▸ **The problem**:
Restate each line of the listing exactly, without carrying over any pictures.

▸ **Provided material**:
──────

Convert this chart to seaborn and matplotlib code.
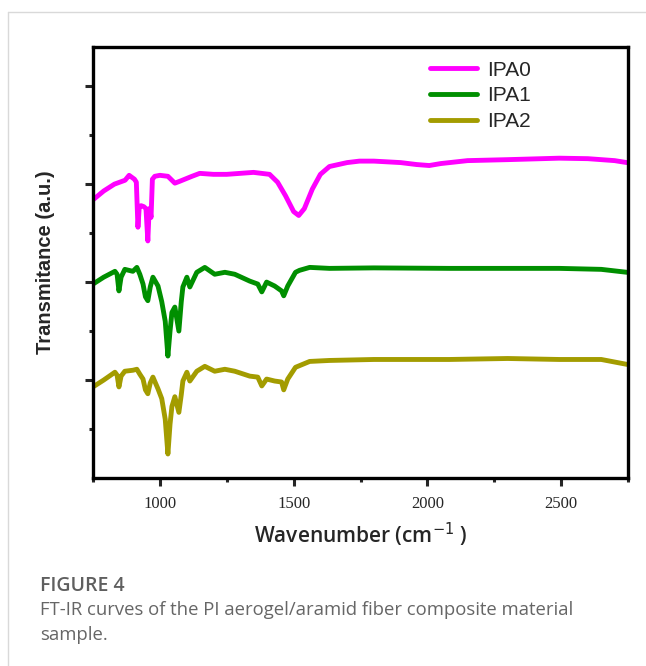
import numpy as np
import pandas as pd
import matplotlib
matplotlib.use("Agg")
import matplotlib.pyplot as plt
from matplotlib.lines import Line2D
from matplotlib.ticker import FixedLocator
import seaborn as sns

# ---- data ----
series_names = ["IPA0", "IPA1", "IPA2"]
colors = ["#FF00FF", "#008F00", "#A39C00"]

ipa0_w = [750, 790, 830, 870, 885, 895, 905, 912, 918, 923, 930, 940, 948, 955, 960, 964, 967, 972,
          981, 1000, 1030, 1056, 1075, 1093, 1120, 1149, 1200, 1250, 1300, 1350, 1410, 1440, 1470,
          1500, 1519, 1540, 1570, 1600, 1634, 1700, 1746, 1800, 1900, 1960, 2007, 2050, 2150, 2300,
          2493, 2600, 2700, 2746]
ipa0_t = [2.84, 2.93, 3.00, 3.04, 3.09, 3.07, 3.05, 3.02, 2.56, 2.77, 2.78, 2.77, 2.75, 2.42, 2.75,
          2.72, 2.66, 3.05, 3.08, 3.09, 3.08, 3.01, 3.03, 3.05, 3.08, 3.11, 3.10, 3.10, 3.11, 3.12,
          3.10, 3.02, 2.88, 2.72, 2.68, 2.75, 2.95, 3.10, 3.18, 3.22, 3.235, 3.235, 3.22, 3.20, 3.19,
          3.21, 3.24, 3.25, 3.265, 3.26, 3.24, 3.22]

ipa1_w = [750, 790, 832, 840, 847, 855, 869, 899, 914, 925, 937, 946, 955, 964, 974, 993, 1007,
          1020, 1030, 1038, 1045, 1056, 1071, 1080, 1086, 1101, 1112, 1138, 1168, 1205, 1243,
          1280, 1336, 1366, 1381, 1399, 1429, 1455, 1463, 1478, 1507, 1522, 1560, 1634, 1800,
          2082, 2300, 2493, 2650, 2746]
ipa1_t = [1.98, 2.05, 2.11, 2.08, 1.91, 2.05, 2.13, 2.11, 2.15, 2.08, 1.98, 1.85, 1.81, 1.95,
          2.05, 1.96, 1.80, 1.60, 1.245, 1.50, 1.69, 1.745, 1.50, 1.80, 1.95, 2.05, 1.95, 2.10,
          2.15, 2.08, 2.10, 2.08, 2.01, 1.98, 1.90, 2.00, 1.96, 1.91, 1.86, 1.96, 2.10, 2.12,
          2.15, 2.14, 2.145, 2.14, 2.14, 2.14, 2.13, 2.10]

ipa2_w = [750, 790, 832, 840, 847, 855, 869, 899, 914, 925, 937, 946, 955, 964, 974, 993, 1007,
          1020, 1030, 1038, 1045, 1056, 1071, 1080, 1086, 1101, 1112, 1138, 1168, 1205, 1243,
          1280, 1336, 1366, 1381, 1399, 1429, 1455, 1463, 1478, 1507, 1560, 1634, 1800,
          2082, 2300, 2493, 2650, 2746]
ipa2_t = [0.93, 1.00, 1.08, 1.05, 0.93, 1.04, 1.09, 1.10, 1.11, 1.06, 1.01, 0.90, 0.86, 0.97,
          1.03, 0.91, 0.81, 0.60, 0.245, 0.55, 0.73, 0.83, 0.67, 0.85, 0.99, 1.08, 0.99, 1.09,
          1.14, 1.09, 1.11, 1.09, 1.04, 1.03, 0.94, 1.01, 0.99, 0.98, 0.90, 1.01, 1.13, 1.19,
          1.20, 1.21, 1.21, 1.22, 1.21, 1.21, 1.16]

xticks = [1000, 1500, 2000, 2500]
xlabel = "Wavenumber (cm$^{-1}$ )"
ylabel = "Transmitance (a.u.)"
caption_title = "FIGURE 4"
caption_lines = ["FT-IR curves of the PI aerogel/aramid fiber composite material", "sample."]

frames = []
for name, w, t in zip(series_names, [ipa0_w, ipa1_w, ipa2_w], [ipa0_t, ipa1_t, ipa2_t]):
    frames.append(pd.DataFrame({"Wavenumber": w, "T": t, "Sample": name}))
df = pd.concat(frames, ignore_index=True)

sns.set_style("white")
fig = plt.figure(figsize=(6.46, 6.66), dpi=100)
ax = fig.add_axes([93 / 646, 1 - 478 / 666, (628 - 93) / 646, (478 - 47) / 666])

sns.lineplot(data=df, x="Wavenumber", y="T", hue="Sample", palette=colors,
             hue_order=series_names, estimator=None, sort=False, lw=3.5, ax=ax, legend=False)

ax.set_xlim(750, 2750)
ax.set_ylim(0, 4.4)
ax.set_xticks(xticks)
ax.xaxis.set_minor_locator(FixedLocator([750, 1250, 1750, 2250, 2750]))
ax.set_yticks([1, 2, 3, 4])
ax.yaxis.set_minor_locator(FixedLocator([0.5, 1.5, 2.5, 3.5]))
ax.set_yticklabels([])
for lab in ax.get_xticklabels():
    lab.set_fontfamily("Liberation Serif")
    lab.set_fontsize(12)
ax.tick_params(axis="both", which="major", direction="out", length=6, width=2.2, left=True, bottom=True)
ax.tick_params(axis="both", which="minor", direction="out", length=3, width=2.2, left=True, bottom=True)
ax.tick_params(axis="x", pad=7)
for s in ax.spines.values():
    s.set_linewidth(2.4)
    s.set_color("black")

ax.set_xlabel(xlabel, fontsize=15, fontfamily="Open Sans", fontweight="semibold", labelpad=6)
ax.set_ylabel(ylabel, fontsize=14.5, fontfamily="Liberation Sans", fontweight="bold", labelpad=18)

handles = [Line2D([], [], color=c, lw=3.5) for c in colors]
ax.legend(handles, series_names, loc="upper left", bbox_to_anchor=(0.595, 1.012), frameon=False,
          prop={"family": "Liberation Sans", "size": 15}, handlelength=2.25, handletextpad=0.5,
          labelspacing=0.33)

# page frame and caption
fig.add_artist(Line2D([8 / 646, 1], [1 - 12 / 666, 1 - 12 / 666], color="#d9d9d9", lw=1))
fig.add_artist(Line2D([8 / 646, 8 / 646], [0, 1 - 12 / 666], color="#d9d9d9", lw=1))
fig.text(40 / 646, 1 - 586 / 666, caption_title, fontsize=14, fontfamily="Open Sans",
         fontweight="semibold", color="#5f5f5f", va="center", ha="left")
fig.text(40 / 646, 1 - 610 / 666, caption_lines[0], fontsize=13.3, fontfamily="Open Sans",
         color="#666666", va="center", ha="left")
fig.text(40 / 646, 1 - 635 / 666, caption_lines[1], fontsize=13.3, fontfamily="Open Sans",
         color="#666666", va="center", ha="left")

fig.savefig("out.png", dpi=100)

──────

▸ **Result of the task**:
Convert this chart to seaborn and matplotlib code.
import numpy as np
import pandas as pd
import matplotlib
matplotlib.use("Agg")
import matplotlib.pyplot as plt
from matplotlib.lines import Line2D
from matplotlib.ticker import FixedLocator
import seaborn as sns

# ---- data ----
series_names = ["IPA0", "IPA1", "IPA2"]
colors = ["#FF00FF", "#008F00", "#A39C00"]

ipa0_w = [750, 790, 830, 870, 885, 895, 905, 912, 918, 923, 930, 940, 948, 955, 960, 964, 967, 972,
          981, 1000, 1030, 1056, 1075, 1093, 1120, 1149, 1200, 1250, 1300, 1350, 1410, 1440, 1470,
          1500, 1519, 1540, 1570, 1600, 1634, 1700, 1746, 1800, 1900, 1960, 2007, 2050, 2150, 2300,
          2493, 2600, 2700, 2746]
ipa0_t = [2.84, 2.93, 3.00, 3.04, 3.09, 3.07, 3.05, 3.02, 2.56, 2.77, 2.78, 2.77, 2.75, 2.42, 2.75,
          2.72, 2.66, 3.05, 3.08, 3.09, 3.08, 3.01, 3.03, 3.05, 3.08, 3.11, 3.10, 3.10, 3.11, 3.12,
          3.10, 3.02, 2.88, 2.72, 2.68, 2.75, 2.95, 3.10, 3.18, 3.22, 3.235, 3.235, 3.22, 3.20, 3.19,
          3.21, 3.24, 3.25, 3.265, 3.26, 3.24, 3.22]

ipa1_w = [750, 790, 832, 840, 847, 855, 869, 899, 914, 925, 937, 946, 955, 964, 974, 993, 1007,
          1020, 1030, 1038, 1045, 1056, 1071, 1080, 1086, 1101, 1112, 1138, 1168, 1205, 1243,
          1280, 1336, 1366, 1381, 1399, 1429, 1455, 1463, 1478, 1507, 1522, 1560, 1634, 1800,
          2082, 2300, 2493, 2650, 2746]
ipa1_t = [1.98, 2.05, 2.11, 2.08, 1.91, 2.05, 2.13, 2.11, 2.15, 2.08, 1.98, 1.85, 1.81, 1.95,
          2.05, 1.96, 1.80, 1.60, 1.245, 1.50, 1.69, 1.745, 1.50, 1.80, 1.95, 2.05, 1.95, 2.10,
          2.15, 2.08, 2.10, 2.08, 2.01, 1.98, 1.90, 2.00, 1.96, 1.91, 1.86, 1.96, 2.10, 2.12,
          2.15, 2.14, 2.145, 2.14, 2.14, 2.14, 2.13, 2.10]

ipa2_w = [750, 790, 832, 840, 847, 855, 869, 899, 914, 925, 937, 946, 955, 964, 974, 993, 1007,
          1020, 1030, 1038, 1045, 1056, 1071, 1080, 1086, 1101, 1112, 1138, 1168, 1205, 1243,
          1280, 1336, 1366, 1381, 1399, 1429, 1455, 1463, 1478, 1507, 1560, 1634, 1800,
          2082, 2300, 2493, 2650, 2746]
ipa2_t = [0.93, 1.00, 1.08, 1.05, 0.93, 1.04, 1.09, 1.10, 1.11, 1.06, 1.01, 0.90, 0.86, 0.97,
          1.03, 0.91, 0.81, 0.60, 0.245, 0.55, 0.73, 0.83, 0.67, 0.85, 0.99, 1.08, 0.99, 1.09,
          1.14, 1.09, 1.11, 1.09, 1.04, 1.03, 0.94, 1.01, 0.99, 0.98, 0.90, 1.01, 1.13, 1.19,
          1.20, 1.21, 1.21, 1.22, 1.21, 1.21, 1.16]

xticks = [1000, 1500, 2000, 2500]
xlabel = "Wavenumber (cm$^{-1}$ )"
ylabel = "Transmitance (a.u.)"
caption_title = "FIGURE 4"
caption_lines = ["FT-IR curves of the PI aerogel/aramid fiber composite material", "sample."]

frames = []
for name, w, t in zip(series_names, [ipa0_w, ipa1_w, ipa2_w], [ipa0_t, ipa1_t, ipa2_t]):
    frames.append(pd.DataFrame({"Wavenumber": w, "T": t, "Sample": name}))
df = pd.concat(frames, ignore_index=True)

sns.set_style("white")
fig = plt.figure(figsize=(6.46, 6.66), dpi=100)
ax = fig.add_axes([93 / 646, 1 - 478 / 666, (628 - 93) / 646, (478 - 47) / 666])

sns.lineplot(data=df, x="Wavenumber", y="T", hue="Sample", palette=colors,
             hue_order=series_names, estimator=None, sort=False, lw=3.5, ax=ax, legend=False)

ax.set_xlim(750, 2750)
ax.set_ylim(0, 4.4)
ax.set_xticks(xticks)
ax.xaxis.set_minor_locator(FixedLocator([750, 1250, 1750, 2250, 2750]))
ax.set_yticks([1, 2, 3, 4])
ax.yaxis.set_minor_locator(FixedLocator([0.5, 1.5, 2.5, 3.5]))
ax.set_yticklabels([])
for lab in ax.get_xticklabels():
    lab.set_fontfamily("Liberation Serif")
    lab.set_fontsize(12)
ax.tick_params(axis="both", which="major", direction="out", length=6, width=2.2, left=True, bottom=True)
ax.tick_params(axis="both", which="minor", direction="out", length=3, width=2.2, left=True, bottom=True)
ax.tick_params(axis="x", pad=7)
for s in ax.spines.values():
    s.set_linewidth(2.4)
    s.set_color("black")

ax.set_xlabel(xlabel, fontsize=15, fontfamily="Open Sans", fontweight="semibold", labelpad=6)
ax.set_ylabel(ylabel, fontsize=14.5, fontfamily="Liberation Sans", fontweight="bold", labelpad=18)

handles = [Line2D([], [], color=c, lw=3.5) for c in colors]
ax.legend(handles, series_names, loc="upper left", bbox_to_anchor=(0.595, 1.012), frameon=False,
          prop={"family": "Liberation Sans", "size": 15}, handlelength=2.25, handletextpad=0.5,
          labelspacing=0.33)

# page frame and caption
fig.add_artist(Line2D([8 / 646, 1], [1 - 12 / 666, 1 - 12 / 666], color="#d9d9d9", lw=1))
fig.add_artist(Line2D([8 / 646, 8 / 646], [0, 1 - 12 / 666], color="#d9d9d9", lw=1))
fig.text(40 / 646, 1 - 586 / 666, caption_title, fontsize=14, fontfamily="Open Sans",
         fontweight="semibold", color="#5f5f5f", va="center", ha="left")
fig.text(40 / 646, 1 - 610 / 666, caption_lines[0], fontsize=13.3, fontfamily="Open Sans",
         color="#666666", va="center", ha="left")
fig.text(40 / 646, 1 - 635 / 666, caption_lines[1], fontsize=13.3, fontfamily="Open Sans",
         color="#666666", va="center", ha="left")

fig.savefig("out.png", dpi=100)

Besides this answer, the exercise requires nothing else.